Back in England, a wealthy widow called Jane Lydon was so enamored of Homes that she adopted him as her son and presented him with a gift of 60,000 pounds. She later brought suit against Home, telling the court that she had been compelled to give him the money under spiritual influence. The court agreed with her and forced Home to return the money, but although the press had a field day with the incident, Home's high-crust friends rallied around him, lauding him for his "gentlemanly behavior" throughout the ordeal and refusing to shun him because of it.

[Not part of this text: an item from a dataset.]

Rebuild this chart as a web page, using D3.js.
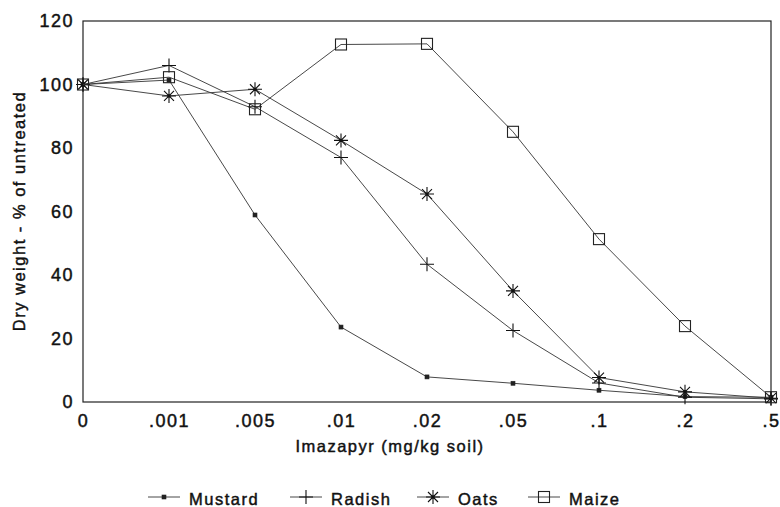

Home's apparently remarkable abilities continued to win him new fans and supporters, especially after he was investigated by Sir Arthur Conan Doyle, author of the Sherlock Holmes stories and a committed spiritualist who declared Homes the greatest physical medium he had ever seen. By the late 1850s, Home counted among his friends the writer Alexander Dumas (The Three Musketeers) who was Home's best man when he married Alexandria de Krol, the 17-year-old daughter of a wealthy Russian nobleman. The marriage lasted until the young lady's death, from tuberculosis, in 1862. Nine years later, Home married another wealthy Russian woman, Julie de Gloumeline, for whom he joined the Greek Orthodox Church. The couple were married for 15 years, during which time Home continued to hold seances and impress notables with his ability to levitate, elongate, and summon spirits. At the age of 38, his health deteriorating due to the tuberculosis from which he had long suffered, Home decided to pack it in and went into retirement. He died on June 21, 1886 and was buried in St. Germain-en-Laye, a Russian cemetery in Paris.